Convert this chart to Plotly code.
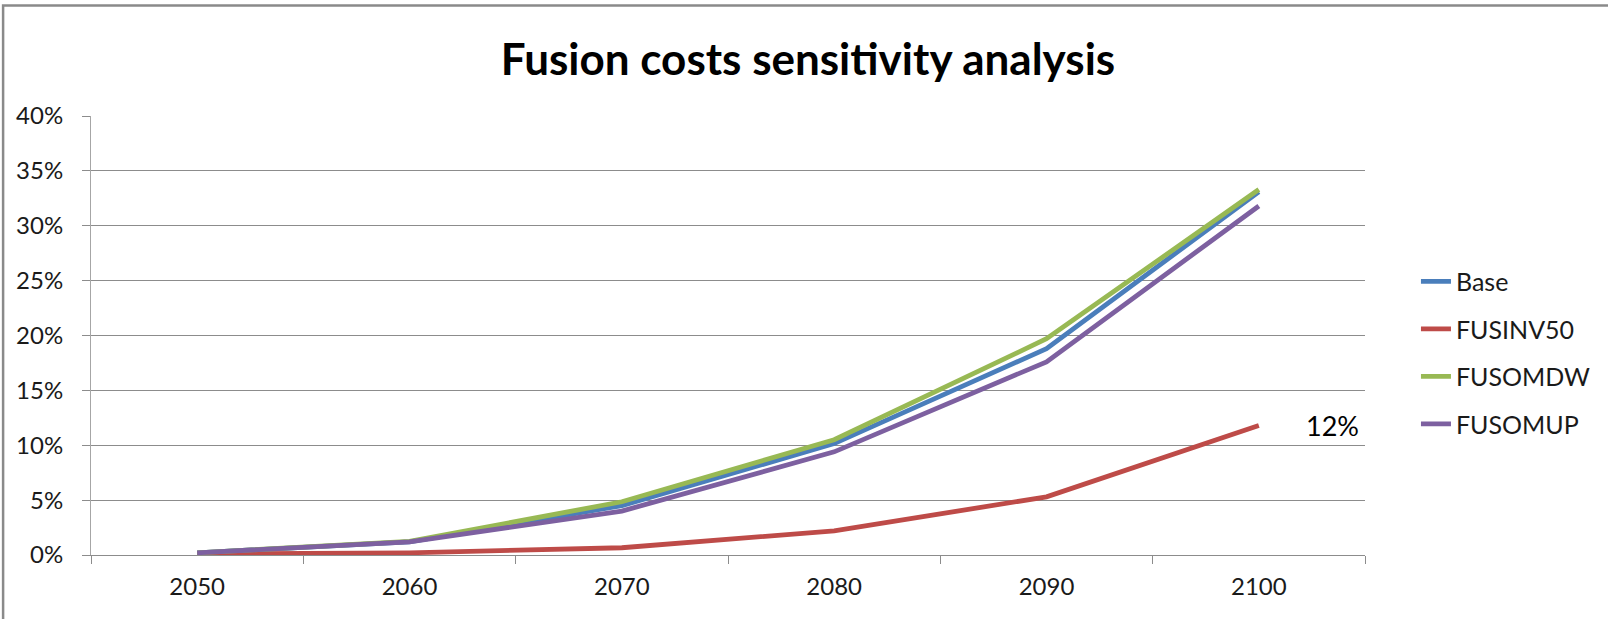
import plotly.graph_objects as go

# Scenario results: share by year for each fusion-cost sensitivity run
years = ["2050", "2060", "2070", "2080", "2090", "2100"]
base = [0.002, 0.012, 0.045, 0.1015, 0.188, 0.331]
fusinv50 = [0.001, 0.002, 0.0066, 0.022, 0.053, 0.118]
fusomdw = [0.002, 0.0125, 0.0485, 0.105, 0.197, 0.333]
fusomup = [0.002, 0.012, 0.040, 0.094, 0.176, 0.318]

y_ticks = [0, 0.05, 0.10, 0.15, 0.20, 0.25, 0.30, 0.35, 0.40]

series = [
    ("Base", base, "#4A7EBB"),
    ("FUSINV50", fusinv50, "#BE4B48"),
    ("FUSOMDW", fusomdw, "#98B954"),
    ("FUSOMUP", fusomup, "#7D60A0"),
]

FONT = "Lato"
TEXT = "#1a1a1a"
GRID = "#8c8c8c"

fig = go.Figure()
for name, vals, color in series:
    fig.add_trace(go.Scatter(
        x=years, y=vals, name=name, mode="lines",
        line=dict(color=color, width=4.8),
        legendgroup=name,
    ))

# value label at the end of the FUSINV50 line (x given as category index)
fig.add_annotation(
    x=len(years) - 1, y=fusinv50[-1], text=f"{fusinv50[-1]:.0%}",
    showarrow=False, xanchor="left", yanchor="middle", xshift=45,
    font=dict(family=FONT, size=27, color="#000000"),
)

# chart frame
fig.add_shape(
    type="rect", xref="paper", yref="paper",
    x0=-0.069, x1=1.3, y0=-0.3, y1=1.2517,
    line=dict(color="#8a8a8a", width=2.5), fillcolor="rgba(0,0,0,0)",
    layer="below",
)

fig.update_layout(
    width=1608, height=619, autosize=False,
    margin=dict(l=91, r=241, t=116, b=64),
    paper_bgcolor="white", plot_bgcolor="white",
    title=dict(
        text="<b>Fusion costs sensitivity analysis</b>",
        x=0.5025, xanchor="center", xref="container",
        y=1 - 60 / 619, yanchor="middle", yref="container",
        font=dict(family=FONT, size=44, color="#000000"),
    ),
    legend=dict(
        x=1.04, xanchor="left", y=0.675, yanchor="top",
        font=dict(family=FONT, size=25, color=TEXT),
        tracegroupgap=12, bgcolor="rgba(0,0,0,0)",
    ),
    showlegend=True,
)

fig.update_xaxes(
    type="category", categoryorder="array", categoryarray=years,
    range=[-0.5, len(years) - 0.5],
    showgrid=False, showline=True, linecolor=GRID, linewidth=1,
    ticks="outside", tickson="boundaries", ticklen=8, tickcolor=GRID,
    tickfont=dict(family=FONT, size=24, color=TEXT),
    ticklabelstandoff=10, zeroline=False,
)
fig.update_yaxes(
    range=[0, 0.4], tickvals=y_ticks, tickformat=".0%",
    showgrid=True, gridcolor=GRID, gridwidth=1,
    showline=True, linecolor="#a6a6a6", linewidth=1,
    ticks="outside", ticklen=8, tickcolor=GRID,
    tickfont=dict(family=FONT, size=24, color=TEXT),
    ticklabelstandoff=14, zeroline=False,
)

fig.write_html("out.html")
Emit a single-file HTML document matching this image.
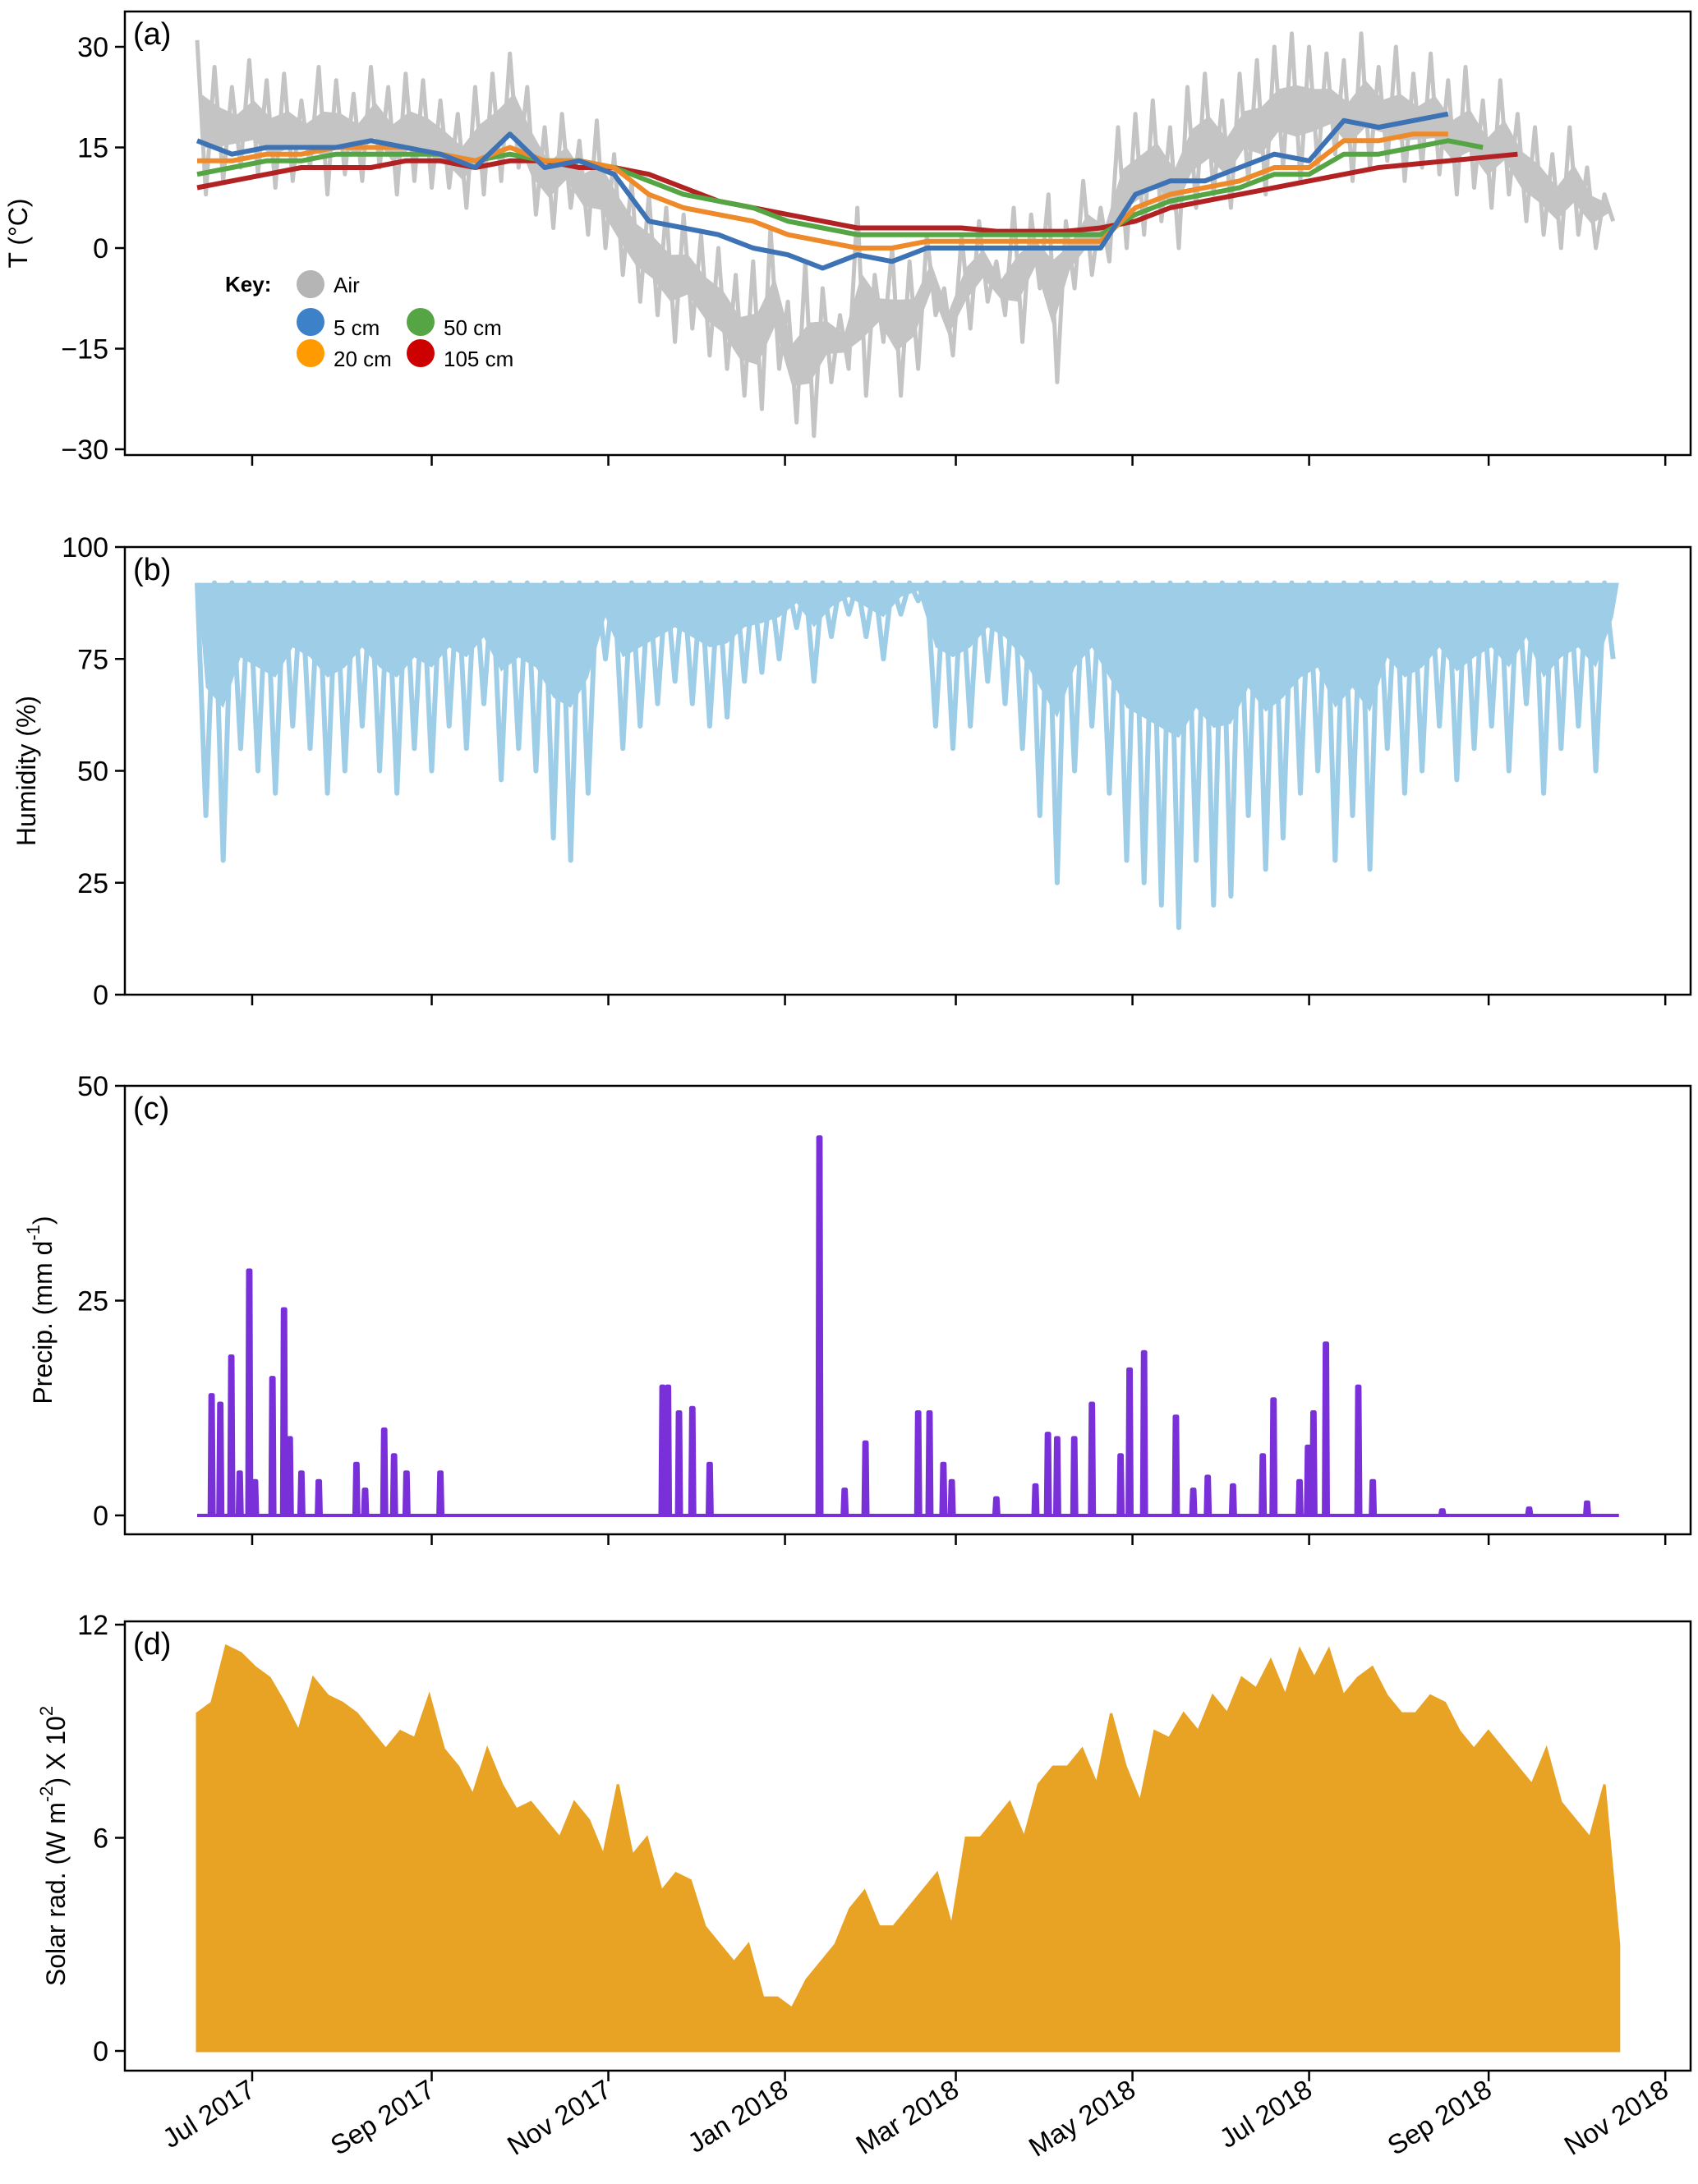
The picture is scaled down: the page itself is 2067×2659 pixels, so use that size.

========

| REQUIREMENTS |
Write the records out once more, exactly as they appear, with no pictures.

| OUTPUT FOR THIS TASK |
Convert this chart to Plotly code.
import plotly.graph_objects as go

# Scenario results: share by year for each fusion-cost sensitivity run
years = ["2050", "2060", "2070", "2080", "2090", "2100"]
base = [0.002, 0.012, 0.045, 0.1015, 0.188, 0.331]
fusinv50 = [0.001, 0.002, 0.0066, 0.022, 0.053, 0.118]
fusomdw = [0.002, 0.0125, 0.0485, 0.105, 0.197, 0.333]
fusomup = [0.002, 0.012, 0.040, 0.094, 0.176, 0.318]

y_ticks = [0, 0.05, 0.10, 0.15, 0.20, 0.25, 0.30, 0.35, 0.40]

series = [
    ("Base", base, "#4A7EBB"),
    ("FUSINV50", fusinv50, "#BE4B48"),
    ("FUSOMDW", fusomdw, "#98B954"),
    ("FUSOMUP", fusomup, "#7D60A0"),
]

FONT = "Lato"
TEXT = "#1a1a1a"
GRID = "#8c8c8c"

fig = go.Figure()
for name, vals, color in series:
    fig.add_trace(go.Scatter(
        x=years, y=vals, name=name, mode="lines",
        line=dict(color=color, width=4.8),
        legendgroup=name,
    ))

# value label at the end of the FUSINV50 line (x given as category index)
fig.add_annotation(
    x=len(years) - 1, y=fusinv50[-1], text=f"{fusinv50[-1]:.0%}",
    showarrow=False, xanchor="left", yanchor="middle", xshift=45,
    font=dict(family=FONT, size=27, color="#000000"),
)

# chart frame
fig.add_shape(
    type="rect", xref="paper", yref="paper",
    x0=-0.069, x1=1.3, y0=-0.3, y1=1.2517,
    line=dict(color="#8a8a8a", width=2.5), fillcolor="rgba(0,0,0,0)",
    layer="below",
)

fig.update_layout(
    width=1608, height=619, autosize=False,
    margin=dict(l=91, r=241, t=116, b=64),
    paper_bgcolor="white", plot_bgcolor="white",
    title=dict(
        text="<b>Fusion costs sensitivity analysis</b>",
        x=0.5025, xanchor="center", xref="container",
        y=1 - 60 / 619, yanchor="middle", yref="container",
        font=dict(family=FONT, size=44, color="#000000"),
    ),
    legend=dict(
        x=1.04, xanchor="left", y=0.675, yanchor="top",
        font=dict(family=FONT, size=25, color=TEXT),
        tracegroupgap=12, bgcolor="rgba(0,0,0,0)",
    ),
    showlegend=True,
)

fig.update_xaxes(
    type="category", categoryorder="array", categoryarray=years,
    range=[-0.5, len(years) - 0.5],
    showgrid=False, showline=True, linecolor=GRID, linewidth=1,
    ticks="outside", tickson="boundaries", ticklen=8, tickcolor=GRID,
    tickfont=dict(family=FONT, size=24, color=TEXT),
    ticklabelstandoff=10, zeroline=False,
)
fig.update_yaxes(
    range=[0, 0.4], tickvals=y_ticks, tickformat=".0%",
    showgrid=True, gridcolor=GRID, gridwidth=1,
    showline=True, linecolor="#a6a6a6", linewidth=1,
    ticks="outside", ticklen=8, tickcolor=GRID,
    tickfont=dict(family=FONT, size=24, color=TEXT),
    ticklabelstandoff=14, zeroline=False,
)

fig.write_html("out.html")
Emit a single-file HTML document matching this image.
The picture is scaled down: the page itself is 2067×2659 pixels, so use that size.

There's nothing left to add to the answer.